Perhaps the most significant cabinet change from a property perspective appears to be the introduction of Alex Attwood MLA as the new Environment Minister. If Mr Attwood is to be true to his Belfast roots, one would expect to see change in planning policy with a possible movement away from the 'out of town' policies associated with Edwin Poots' tenure in favour of an in-town focus.
It goes without saying that for many property- related commentators, urgent attention to our retail townscapes is required in an attempt to arrest the "doughnut" effect which is all too evident in many of our provincial towns. Clearly, the Executive has a duty to navigate its way through very difficult territory in this respect with an absolute requirement to attract inward investment and create jobs whilst at the same time encouraging and supporting indigenous businesses in these most turbulent of economic times.
With this in mind, much has been said of late in relation to the NI Corporation Tax position. As recently as last week in her address to the Stormont Enterprise Committee, Enterprise Minister, Arlene Foster, confirmed her support for a lower rate of Corporation Tax, believing that the economic benefits were likely to outweigh any associated cost.
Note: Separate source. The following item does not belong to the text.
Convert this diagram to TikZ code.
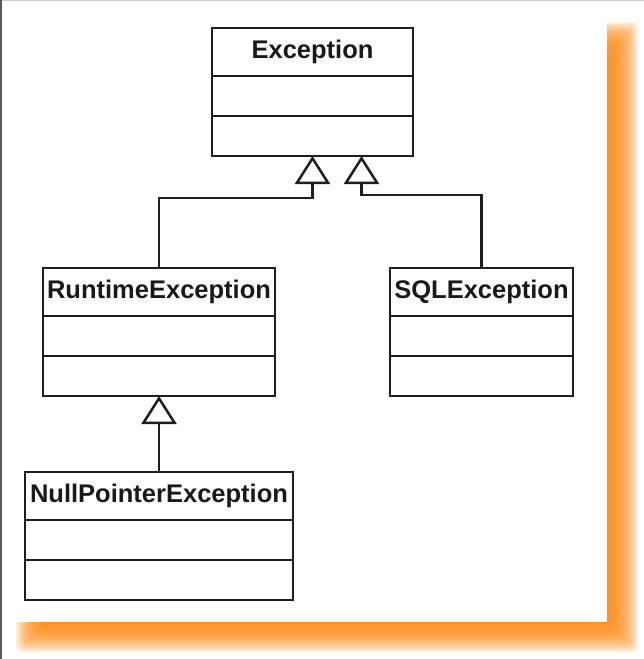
\documentclass[tikz,border=0pt]{standalone}
\usepackage{fontspec}
\setmainfont{Liberation Sans}
\usetikzlibrary{positioning, arrows.meta, calc}
\definecolor{shadoworange}{RGB}{255,137,20}
\definecolor{umlline}{RGB}{30,30,30}

\begin{document}
\begin{tikzpicture}[
  x=1pt, y=-1pt,
  part/.style={draw=umlline, line width=2.5pt, outer sep=0pt, inner sep=0pt, minimum height=40pt},
  namepart/.style={part, minimum height=48pt, font=\fontsize{25.5}{30}\selectfont\bfseries, text=black!90},
  inherit/.style={draw=umlline, line width=2.5pt, -{Triangle[fill=white, length=28pt, width=35pt]}},
]

% Frame and shadow
\useasboundingbox (0,0) rectangle (644,659);
\foreach \r in {-14,-12,...,18}
  \fill[shadoworange, opacity=0.15, rounded corners=6pt] (34-\r,40-\r) rectangle (620+\r,634+\r);
\fill[white] (0,0) rectangle (607,622);
\draw[black!20, line width=1pt] (0,0.5) -- (644,0.5);
\draw[black!65, line width=2pt] (1,0) -- (1,659);

% Root
\node[namepart, minimum width=201pt] (exc) at (312.5,52) {Exception};
\node[part, minimum width=201pt, below=0pt of exc] (excA) {};
\node[part, minimum width=201pt, below=0pt of excA] (excO) {};

% Level 1
\node[namepart, minimum width=232pt] (rte) at (159,292) {RuntimeException};
\node[part, minimum width=232pt, below=0pt of rte] (rteA) {};
\node[part, minimum width=232pt, below=0pt of rteA] (rteO) {};

\node[namepart, minimum width=183pt] (sql) at (481.5,292) {SQLException};
\node[part, minimum width=183pt, below=0pt of sql] (sqlA) {};
\node[part, minimum width=183pt, below=0pt of sqlA] (sqlO) {};

% Level 2
\node[namepart, minimum width=268pt] (npe) at (159,496) {NullPointerException};
\node[part, minimum width=268pt, below=0pt of npe] (npeA) {};
\node[part, minimum width=268pt, below=0pt of npeA] (npeO) {};

% Generalisation
\coordinate (excR) at ($(excO.south)+(49,0)$);
\draw[inherit] (rte.north) |- ($(excO.south)+(0,42)$) -- (excO.south);
\draw[inherit] (sql.north) |- ($(excR)+(0,39)$) -- (excR);
\draw[inherit] (npe.north) -- (rteO.south);

\end{tikzpicture}
\end{document}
There is no doubt that the argument has gathered considerable momentum in recent months and this has created the general impression throughout the business community that change is likely to occur sooner rather than later.
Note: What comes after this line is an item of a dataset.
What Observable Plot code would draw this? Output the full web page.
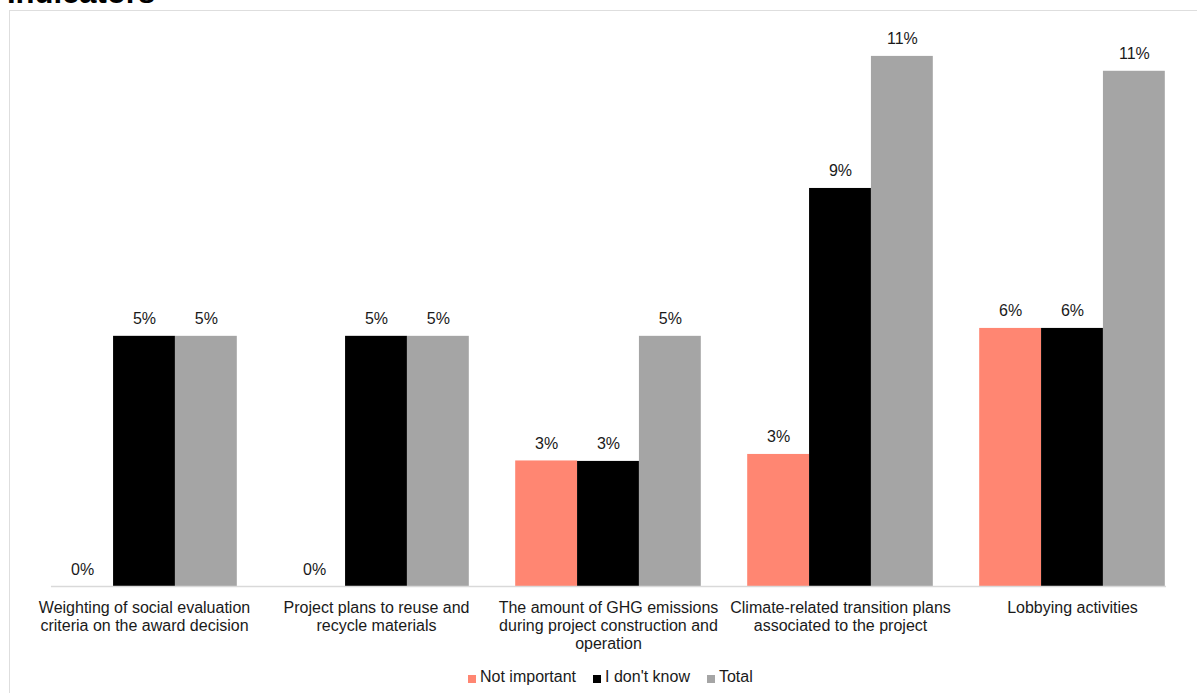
<!DOCTYPE html>
<html>
<head>
<meta charset="utf-8">
<script src="https://cdn.jsdelivr.net/npm/d3@7"></script>
<script src="https://cdn.jsdelivr.net/npm/@observablehq/plot@0.6"></script>
<style>
  html, body { margin: 0; padding: 0; background: #fff; }
  body { position: relative; width: 1197px; height: 693px; overflow: hidden;
         font-family: Arial, "Liberation Sans", Helvetica, sans-serif; color: #1a1a1a; }
  #title { position: absolute; left: 7px; top: -23px; font-size: 31px; line-height: 31px;
           font-weight: bold; color: #000; white-space: nowrap; }
  #box { position: absolute; left: 9px; top: 10px; width: 1210px; height: 720px;
         border: 1px solid #dedede; box-sizing: border-box; }
  #chart { position: absolute; left: 0; top: 0; }
  #legend { position: absolute; left: 468px; top: 668px; display: flex; align-items: center;
            font-size: 16px; line-height: 18px; color: #1a1a1a; }
  #legend .item { display: flex; align-items: center; margin-right: 17px; }
  #legend .sw { width: 8px; height: 8px; margin-right: 4px; position: relative; top: 2px; }
</style>
</head>
<body>
<div id="title">Indicators</div>
<div id="box"></div>
<div id="chart"></div>
<div id="legend"></div>
<script>
// Survey indicators, share of respondents per answer (percent)
const categories = [
  "Weighting of social evaluation criteria on the award decision",
  "Project plans to reuse and recycle materials",
  "The amount of GHG emissions during project construction and operation",
  "Climate-related transition plans associated to the project",
  "Lobbying activities"
];
const tickLabels = [
  "Weighting of social evaluation\ncriteria on the award decision",
  "Project plans to reuse and\nrecycle materials",
  "The amount of GHG emissions\nduring project construction and\noperation",
  "Climate-related transition plans\nassociated to the project",
  "Lobbying activities"
];
const seriesNames = ["Not important", "I don't know", "Total"];
const seriesColors = ["#ff8672", "#000000", "#a5a5a5"];
const notImportant = [0, 0, 2.7, 2.84, 5.55];
const dontKnow = [5.38, 5.38, 2.69, 8.56, 5.55];
const total = [5.38, 5.38, 5.38, 11.4, 11.08];

const valuesBySeries = [notImportant, dontKnow, total];
const rows = [];
categories.forEach((c, i) => {
  seriesNames.forEach((s, j) => rows.push({category: c, series: s, value: valuesBySeries[j][i]}));
});
const labelOf = new Map(categories.map((c, i) => [c, tickLabels[i]]));

const chart = Plot.plot({
  width: 1197,
  height: 660,
  marginTop: 28,
  marginBottom: 74,
  marginLeft: 28,
  marginRight: 9,
  style: {fontFamily: "Arial, 'Liberation Sans', Helvetica, sans-serif", background: "transparent"},
  fx: {domain: categories, paddingInner: 0.2, paddingOuter: 0.1, round: false, label: null},
  x: {domain: seriesNames, padding: 0, round: false, axis: null},
  y: {domain: [0, 12], axis: null},
  color: {domain: seriesNames, range: seriesColors},
  marks: [
    Plot.barY(rows, {fx: "category", x: "series", y: "value", fill: "series", inset: 0}),
    // baseline spanning the whole plot width, across the gaps between groups
    Plot.frame({facet: "super", anchor: "bottom", stroke: "#d9d9d9", strokeWidth: 1.5}),
    Plot.text(rows, {
      fx: "category", x: "series", y: "value",
      text: d => `${Math.round(d.value)}%`,
      lineAnchor: "bottom", dy: -12, fontSize: 16, fill: "#1a1a1a"
    }),
    Plot.axisFx({
      anchor: "bottom", tickSize: 0, tickPadding: 13.5, fontSize: 16,
      lineHeight: 1.12, tickFormat: d => labelOf.get(d), label: null,
      fill: "#1a1a1a", textOverflow: null, lineWidth: Infinity
    })
  ]
});
document.getElementById("chart").appendChild(chart);

// Legend below the plot
const legend = document.getElementById("legend");
seriesNames.forEach((s, i) => {
  const item = document.createElement("div");
  item.className = "item";
  const sw = document.createElement("span");
  sw.className = "sw";
  sw.style.background = seriesColors[i];
  const label = document.createElement("span");
  label.textContent = s;
  item.appendChild(sw);
  item.appendChild(label);
  legend.appendChild(item);
});
</script>
</body>
</html>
From a property perspective this presents an intriguing conundrum, which as yet appears to have been largely overlooked. In reality, the lack of available finance throughout the development sector has created a significant blockage in the general construction pipeline. In Belfast, we are now facing the very real prospect of shortly running out of immediately available genuine Grade A specification offices. Following Osborne King's recent letting of the Obel Tower to Allen & Overy, I can think of only two genuine city centre headquarter opportunities capable of accommodating a requirement of c. 30,000 sq ft, both of which require 'finishing-out' - The Soloist and Lanyon Plaza: widen the net and only The Gateway Building at Titanic Quarter immediately springs to mind.
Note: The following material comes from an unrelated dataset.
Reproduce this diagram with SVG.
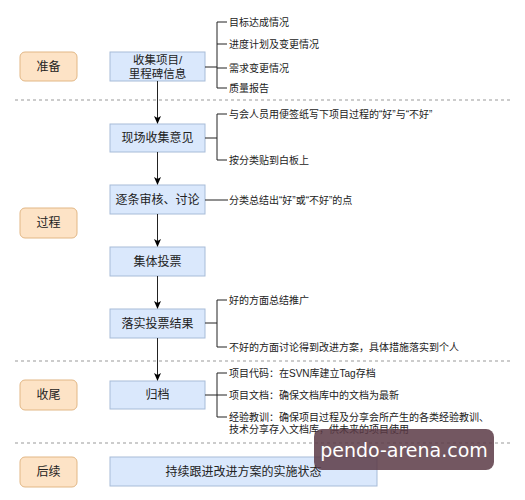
<svg xmlns="http://www.w3.org/2000/svg" width="525" height="500" viewBox="0 0 525 500">
<defs>
<marker id="arr" markerWidth="8" markerHeight="8" refX="7" refY="4" orient="auto" markerUnits="userSpaceOnUse">
<path d="M0,0.5 L8,4 L0,7.5 L2,4 Z" fill="#000"/>
</marker>
<style>
.stage{fill:#fde3c6;stroke:#e2b785;stroke-width:1}
.box{fill:#dae8fc;stroke:#a7bcd8;stroke-width:1}
.t{font-family:"Liberation Sans","Noto Sans CJK SC",sans-serif;font-size:12px;fill:#222;text-anchor:middle;dominant-baseline:central}
.s{font-family:"Liberation Sans","Noto Sans CJK SC",sans-serif;font-size:10px;fill:#222;dominant-baseline:central}
.ln{fill:none;stroke:#222;stroke-width:1}
.dash{stroke:#999;stroke-width:1;stroke-dasharray:3,3}
</style>
</defs>
<rect width="525" height="500" fill="#ffffff"/>
<g id="separators">
<line class="dash" x1="15" y1="100" x2="512" y2="100"/>
<line class="dash" x1="15" y1="361" x2="512" y2="361"/>
<line class="dash" x1="15" y1="443" x2="512" y2="443"/>
</g>
<g id="stage-prep"><rect class="stage" x="20" y="52" width="57" height="29" rx="5"/><text class="t" x="48.5" y="66.5">准备</text></g>
<g id="stage-process"><rect class="stage" x="20" y="208" width="57" height="30" rx="5"/><text class="t" x="48.5" y="223">过程</text></g>
<g id="stage-close"><rect class="stage" x="20" y="380" width="57" height="30" rx="5"/><text class="t" x="48.5" y="395">收尾</text></g>
<g id="stage-follow"><rect class="stage" x="20" y="457" width="57" height="30" rx="5"/><text class="t" x="48.5" y="472">后续</text></g>

<g id="n1"><rect class="box" x="110" y="52" width="95" height="29"/><text class="t" x="157.5" y="59.5" style="font-size:11.5px">收集项目/</text><text class="t" x="157.5" y="74" style="font-size:11.5px">里程碑信息</text></g>
<g id="n2"><rect class="box" x="110" y="124" width="95" height="28"/><text class="t" x="157.5" y="138">现场收集意见</text></g>
<g id="n3"><rect class="box" x="110" y="185" width="95" height="29"/><text class="t" x="157.5" y="199.5">逐条审核、讨论</text></g>
<g id="n4"><rect class="box" x="110" y="247" width="95" height="29"/><text class="t" x="157.5" y="261.5">集体投票</text></g>
<g id="n5"><rect class="box" x="110" y="309" width="95" height="29"/><text class="t" x="157.5" y="323.5">落实投票结果</text></g>
<g id="n6"><rect class="box" x="110" y="381" width="95" height="28"/><text class="t" x="157.5" y="395">归档</text></g>
<g id="n7"><rect class="box" x="110" y="457" width="267" height="29"/><text class="t" x="243.5" y="471.5">持续跟进改进方案的实施状态</text></g>

<g id="connectors">
<line class="ln" x1="157.5" y1="81" x2="157.5" y2="123" marker-end="url(#arr)"/>
<line class="ln" x1="157.5" y1="152" x2="157.5" y2="184" marker-end="url(#arr)"/>
<line class="ln" x1="157.5" y1="214" x2="157.5" y2="246" marker-end="url(#arr)"/>
<line class="ln" x1="157.5" y1="276" x2="157.5" y2="308" marker-end="url(#arr)"/>
<line class="ln" x1="157.5" y1="338" x2="157.5" y2="380" marker-end="url(#arr)"/>
<path class="ln" d="M205,67 H217 M227,22 H217 V88 H227 M217,44 H227 M217,68 H227"/>
<path class="ln" d="M205,138 H217 M227,114 H217 V160 H227"/>
<path class="ln" d="M205,200 H228"/>
<path class="ln" d="M205,323 H217 M227,300 H217 V347 H227"/>
<path class="ln" d="M205,395 H217 M227,373 H217 V417 H227 M217,395 H227"/>
</g>

<g id="notes">
<text class="s" x="229" y="22">目标达成情况</text>
<text class="s" x="229" y="44">进度计划及变更情况</text>
<text class="s" x="229" y="68">需求变更情况</text>
<text class="s" x="229" y="88">质量报告</text>
<text class="s" x="229" y="114">与会人员用便签纸写下项目过程的“好”与“不好”</text>
<text class="s" x="229" y="160">按分类贴到白板上</text>
<text class="s" x="229" y="200">分类总结出“好”或“不好”的点</text>
<text class="s" x="229" y="300">好的方面总结推广</text>
<text class="s" x="229" y="347">不好的方面讨论得到改进方案，具体措施落实到个人</text>
<text class="s" x="229" y="373">项目代码：在SVN库建立Tag存档</text>
<text class="s" x="229" y="395">项目文档：确保文档库中的文档为最新</text>
<text class="s" x="229" y="417">经验教训：确保项目过程及分享会所产生的各类经验教训、</text>
<text class="s" x="229" y="429">技术分享存入文档库，供未来的项目使用</text>
</g>

<g id="watermark">
<rect x="314" y="429" width="180" height="41" rx="8" fill="#5a3a45" fill-opacity="0.85"/>
<text x="404" y="450" font-family="DejaVu Sans, sans-serif" font-size="19" fill="#ffffff" text-anchor="middle" dominant-baseline="central">pendo-arena.com</text>
</g>
</svg>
Irrespective of the tax position, the current commercial reality is that even if debt finance for development was available, current rental levels will simply not support development. We are therefore facing a scenario where we could very quickly find ourselves in the ironic position of being able to offer very attractive tax breaks to large global corporations and not have anywhere suitable to locate them.
In this respect, the new Executive has a pivotal role within current Government policy as the monopoly player in our office market seems intent on driving rental levels through the floor. Given the scenario outlined, this is clearly somewhat counter-productive as unless we can encourage and promote inward investment, our cityscape is unlikely to change for a considerable period of time.